I did not anticipate enjoying one of the best beers I’ve ever tasted, and I definitely did not expect that beer to be an IPA, which is not one of my favorite beer styles.
But first some background.
The Glen Hay Falconer Foundation is a non-profit created to commemorate and celebrate the life, interests, and good works of a well-loved and leading Northwest brewer, the late Glen Hay Falconer.
The mission of the Foundation is to contribute to the Northwest craft brewing community by providing opportunities for professional and aspiring brewers to further their knowledge and expertise. The Foundation is also committed to honoring Glen’s broader interests by working with the Northwest Legends Foundation to contribute directly to local Eugene-based organizations that represent his ideals and passions.
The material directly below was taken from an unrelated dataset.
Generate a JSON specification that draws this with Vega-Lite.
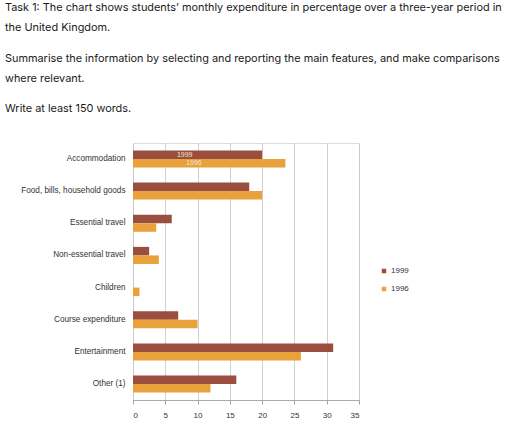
{
  "$schema": "https://vega.github.io/schema/vega-lite/v6.json",
  "autosize": {"type": "none"},
  "padding": {"left": 133, "top": 143, "right": 153, "bottom": 23},
  "width": 226,
  "height": 257,
  "background": "#ffffff",
  "title": {
    "text": [
      "Task 1: The chart shows students’ monthly expenditure in percentage over a three-year period in",
      "\u200b",
      "the United Kingdom.",
      "\u200b",
      "\u200b",
      "Summarise the information by selecting and reporting the main features, and make comparisons",
      "\u200b",
      "where relevant.",
      "\u200b",
      "\u200b",
      "Write at least 150 words."
    ],
    "anchor": "start",
    "frame": "group",
    "dx": -128,
    "offset": 29,
    "font": "Inter",
    "fontSize": 10.9,
    "fontWeight": "normal",
    "lineHeight": 10.1,
    "color": "#1a1a1a"
  },
  "data": {
    "values": [
      {"category": "Accommodation", "year": "1999", "value": 20},
      {"category": "Accommodation", "year": "1996", "value": 23.6},
      {"category": "Food, bills, household goods", "year": "1999", "value": 18},
      {"category": "Food, bills, household goods", "year": "1996", "value": 20},
      {"category": "Essential travel", "year": "1999", "value": 6},
      {"category": "Essential travel", "year": "1996", "value": 3.6},
      {"category": "Non-essential travel", "year": "1999", "value": 2.5},
      {"category": "Non-essential travel", "year": "1996", "value": 4},
      {"category": "Children", "year": "1999", "value": 0},
      {"category": "Children", "year": "1996", "value": 1},
      {"category": "Course expenditure", "year": "1999", "value": 7},
      {"category": "Course expenditure", "year": "1996", "value": 10},
      {"category": "Entertainment", "year": "1999", "value": 31},
      {"category": "Entertainment", "year": "1996", "value": 26},
      {"category": "Other (1)", "year": "1999", "value": 16},
      {"category": "Other (1)", "year": "1996", "value": 12}
    ]
  },
  "config": {
    "axisX": {
      "values": [0, 5, 10, 15, 20, 25, 30, 35],
      "labelOverlap": false,
      "grid": true,
      "gridColor": "#c4c4c4",
      "gridWidth": 0.8,
      "domainColor": "#a0a0a0",
      "domainWidth": 0.8,
      "tickColor": "#a0a0a0",
      "tickSize": 4,
      "labelFont": "Liberation Sans",
      "labelFontSize": 8,
      "labelColor": "#333333",
      "labelPadding": 7,
      "title": null
    }
  },
  "encoding": {
    "y": {
      "field": "category",
      "type": "nominal",
      "sort": null,
      "title": null,
      "scale": {"paddingInner": 0.47, "paddingOuter": 0.23},
      "axis": {
        "ticks": false,
        "domain": false,
        "labelFont": "Liberation Sans",
        "labelFontSize": 8.2,
        "labelColor": "#333333",
        "labelPadding": 8
      }
    },
    "yOffset": {"field": "year", "type": "nominal", "sort": ["1999", "1996"]}
  },
  "layer": [
    {
      "mark": {"type": "bar"},
      "encoding": {
        "x": {
          "field": "value",
          "type": "quantitative",
          "title": null,
          "scale": {"domain": [0, 35], "nice": false},
          "axis": {"values": [0, 5, 10, 15, 20, 25, 30, 35], "labelOverlap": false}
        },
        "color": {
          "field": "year",
          "type": "nominal",
          "scale": {"domain": ["1999", "1996"], "range": ["#9a4f3e", "#e9a13b"]},
          "legend": {
            "title": null,
            "orient": "none",
            "legendX": 247,
            "legendY": 124,
            "symbolType": "square",
            "symbolSize": 20,
            "symbolStrokeWidth": 0,
            "rowPadding": 10,
            "labelFont": "Liberation Sans",
            "labelFontSize": 8,
            "labelColor": "#333333",
            "labelOffset": 3
          }
        }
      }
    },
    {
      "transform": [
        {"filter": "datum.category === 'Accommodation'"},
        {"calculate": "datum.value * 0.4", "as": "labelPos"}
      ],
      "mark": {"type": "text", "font": "Liberation Sans", "fontSize": 7, "color": "#f3e6d8"},
      "encoding": {
        "x": {
          "field": "labelPos",
          "type": "quantitative",
          "title": null,
          "axis": {"values": [0, 5, 10, 15, 20, 25, 30, 35], "labelOverlap": false}
        },
        "text": {"field": "year", "type": "nominal"}
      }
    }
  ]
}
Every year the scholarship winners brew a special Sasquatch Legacy beer. This year the Oregon Brew Crew‘s Patrick Miller and the Portland Rock Bottom‘s Vasili Gletsos had that honor. In mid-March, at the Walking Man Brewery in Stevenson, Washington, they began brewing a couple special beers.
I don’t remember much about the first beer I tried Friday night. I drank it as I scarfed a half order of fish and chips.
When it came time to order my second beer I was intrigued by this listing at the top of the menu:
Belgian IPA- Sasquatch Legacy 2009-Walkingman Brewing, Stevenson, WA
A mix of European and domestic hops were selected for a spicier hop character. Drier and higher in alcohol than a usual NW IPA with a very mild malt body, for a clean, softer bitterness and an earthy body.
I was torn: I have enjoyed most of the Belgian-style ales I’ve tried, but the Northwest IPA and I are not on best terms.
The softer bitterness and the waitress, however, convinced me to give it a try.
[N. B. I don’t possess the vocabulary of the beer connoisseur. Beer, to me, is something to enjoy, not write treatises about. However, occasionally I’m compelled to describe a beer to a friend, if just letting them try a sip is impractical. Bear this in mind starting now 😉 ]
I can’t really be sure of the color, as it was dark in the pub. But the impression I had is that it’s the typical IPA orangish-brown; maybe a bit more red. The aroma is not especially floral for an IPA; you can smell the malt too. And it tastes nothing like the seemingly grapefruit juice inspired NW IPAs I’ve grown weary of. It’s not tart, and the bitterness is balanced with the maltiness, rather than overpowering it. Though the menu description says it has a very mild malt body, that’s not what I found. It’s big and strong, has hints of candy-sugar but is not sickly sweet, and has that Belgian je ne sais quoi that I believe comes from the distinctive yeast. Basically, it’s delicious. It’s a bit too heavy to be easy to drink, a 10 ounce glass would have suited me fine.
I’m getting thirsty just writing about it . . . see you at the Horse Brass!